This is just some advice I've accumulated from my experience with cp thus far:
(1) Stop worrying about rating. If you're like me, perhaps you care about rating and contest performance a lot and take individual losses quite harshly. In fact, you may even act them into existence by worrying or anticipating that you will underperform in real contests. I have this experience where, even though I perform quite well during practice on my own and virtual contests and I know I'm able to solve hard problems, I choke when it comes to the real contest. This is usually due to the pressure I put on myself to redeem myself for recent losses and/or making a big deal out of taking a little too much time on a single problem in a contest.
(2) Actively push when you are solving problems. Just because you may not intuitively come up with a solution to a problem upon reading it does not mean you can not solve it. You have to push yourself to the point of feeling unnatural -- conjecture, guess and prove or disprove, make observations, do not be afraid of spending time understanding various examples, etc.
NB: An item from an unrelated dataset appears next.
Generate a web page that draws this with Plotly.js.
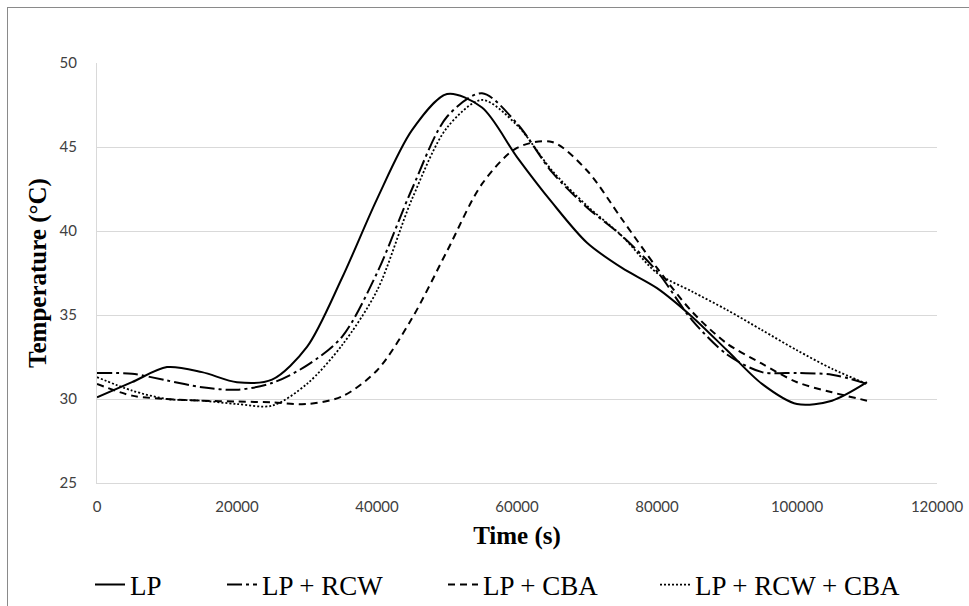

(3) Strong emotions never help -- both positive and negative. Of course, it is pleasurable to solve a hard problem after a good while of thinking and struggle, but the positives are just as intense as the negatives. If you allow yourself to attach your self-worth to your contest success, you will feel quite miserable. This is not to suggest not caring about contest performance -- by all means, keep practicing and trying to improve, but stop taking particular contest failures and failed attempts to solve problems so personally. Be as objective about the process as possible. Don't chalk up every success as being personally driven and allow every failure to seem like an incredible injustice done against you.